After installing Visual Studio 2010 (see my tip on that here
) and migrating Visual SourceSafe 2005 to Team Foundation Server 2010, I needed to connect my remaining Visual Studio 2008 solutions (the ones that are really SQL Server 2008 Business Intelligence Design Studio projects) to also use TFS 2010. I found the VS 2008 Team Explorer download and applied VS 2008 SP1 and the TFS 2010 forward compatiblity patch (supplied on the TFS 2010 DVD) to it so that everything worked.
I often work remotely over VPN and converting to TFS 2010 yielded a big performance improvement (even though I was using the VSS LAN accelerator previously). The only problem was that now every time I opened a a VS/BIDS 2008 solution an alert box with the following message popped up:
There appears to be a discrepancy between the solution's source control information about some project(s) and the information in the project file(s).
To resolve this discrepancy it will be necessary to check out the project file(s) and update them. If the check out fails, however, and the solution is closed without saving, you will see this warning again the next time you open this solution.
OK, fine. The check out did not fail. I saved the solution before closing it. And the warning continued to pop up every time I opened the solution again.
I noticed that some or all of the project files in the solution were indeed being checked out, and I surmised that there was something in those project files that needed to be updated. I also noticed that when I checked them back in, TFS reported that nothing had changed and proceeded to simply undo the changes.

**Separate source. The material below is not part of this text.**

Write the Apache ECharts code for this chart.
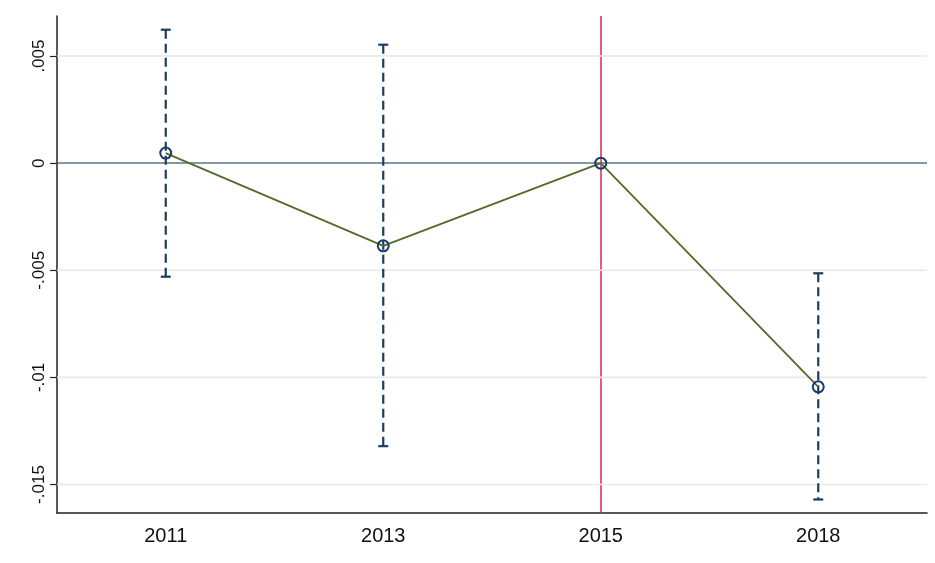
<!DOCTYPE html>
<html>
<head>
<meta charset="utf-8">
<script src="https://cdn.jsdelivr.net/npm/echarts@6/dist/echarts.min.js"></script>
<style>
html,body{margin:0;padding:0;background:#fff;}
#chart{width:935px;height:563px;}
</style>
</head>
<body>
<div id="chart"></div>
<script>
const categories = ['2011', '2013', '2015', '2018'];
const estimates = [0.00047, -0.00386, 0, -0.01044];
const ciLow = [-0.0053, -0.01321, null, -0.0157];
const ciHigh = [0.00623, 0.00553, null, -0.00514];
const yTicks = [0.005, 0, -0.005, -0.01, -0.015];
const yTickLabels = ['.005', '0', '-.005', '-.01', '-.015'];
const gridTicks = [0.005, -0.005, -0.01, -0.015];
const refCategory = '2015';

const errData = [];
categories.forEach((c, i) => {
  if (ciLow[i] !== null) errData.push([i, ciLow[i], ciHigh[i]]);
});

const chart = echarts.init(document.getElementById('chart'));
chart.setOption({
  animation: false,
  backgroundColor: '#ffffff',
  grid: { left: 57, right: 8, top: 16, bottom: 50 },
  xAxis: {
    type: 'category',
    data: categories,
    boundaryGap: true,
    axisLine: { onZero: false, lineStyle: { color: '#222', width: 1.5 } },
    axisTick: { alignWithLabel: true, length: 7, lineStyle: { color: '#222', width: 1.2 } },
    axisLabel: { fontFamily: 'Liberation Sans, Arial', fontSize: 20, color: '#111', margin: 13 },
    splitLine: { show: false }
  },
  yAxis: {
    type: 'value',
    min: -0.01633,
    max: 0.00687,
    axisLine: { show: true, onZero: false, lineStyle: { color: '#222', width: 1.5 } },
    axisTick: { show: true, length: 7, customValues: yTicks, lineStyle: { color: '#222', width: 1.2 } },
    axisLabel: {
      customValues: yTicks,
      rotate: 90,
      margin: 9,
      fontFamily: 'Liberation Sans, Arial',
      fontSize: 17,
      color: '#111',
      formatter: function (v) {
        const idx = yTicks.findIndex(t => Math.abs(t - v) < 1e-9);
        return idx >= 0 ? yTickLabels[idx] : '';
      }
    },
    splitLine: { show: false }
  },
  series: [
    {
      type: 'custom',
      z: 1,
      silent: true,
      data: gridTicks.map(v => [0, v]),
      renderItem: function (params, api) {
        const y = api.coord([0, api.value(1)])[1];
        const cs = params.coordSys;
        return {
          type: 'line',
          shape: { x1: cs.x, y1: y, x2: cs.x + cs.width, y2: y },
          style: { stroke: '#e5e9e9', lineWidth: 1.6 }
        };
      }
    },
    {
      type: 'custom',
      z: 2,
      data: errData,
      renderItem: function (params, api) {
        const x = api.value(0);
        const lo = api.coord([x, api.value(1)]);
        const hi = api.coord([x, api.value(2)]);
        const cap = 5;
        const style = { stroke: '#1c3d5e', lineWidth: 2.2 };
        return {
          type: 'group',
          children: [
            { type: 'line', shape: { x1: hi[0], y1: hi[1], x2: lo[0], y2: lo[1] },
              style: Object.assign({ lineDash: [9, 5] }, style) },
            { type: 'line', shape: { x1: hi[0] - cap, y1: hi[1], x2: hi[0] + cap, y2: hi[1] }, style: style },
            { type: 'line', shape: { x1: lo[0] - cap, y1: lo[1], x2: lo[0] + cap, y2: lo[1] }, style: style }
          ]
        };
      }
    },
    {
      type: 'line',
      z: 3,
      data: estimates,
      symbol: 'circle',
      symbolSize: 11,
      lineStyle: { color: '#56692c', width: 1.8 },
      itemStyle: { color: 'rgba(255,255,255,0)', borderColor: '#1a3a6c', borderWidth: 2 },
      markLine: {
        silent: true,
        symbol: 'none',
        label: { show: false },
        z: 1,
        data: [
          { yAxis: 0, lineStyle: { color: '#5e7585', width: 1.5, type: 'solid' } },
          { xAxis: refCategory, lineStyle: { color: '#d42a52', width: 1.5, type: 'solid' } }
        ]
      }
    }
  ]
});
</script>
</body>
</html>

That would be OK if no changes were needed, but changes were
needed. The way I finally resolved it was to identify each project that was being checked out, right click the project name, change something (anything! -- almost) in the project properties so as to "dirty" it
, change that property right back to what it was again, and then close the properties dialog, save, and check in the project.
Once the project properties were dirtied, VS 2008 fixed whatever it was bothering it and the annoying alert box no longer appeared; nor did any automatic checkouts occur.
If you do this, you do
need to change a project property that is something that is actually stored in the project file. You can tell by checking the project back in and then making the change and changing it back and closing the project properties dialog. If changing/changing back causes the project file to check out then you got it. Otherwise try another property. Exactly what you change will depend upon what kind of project it is.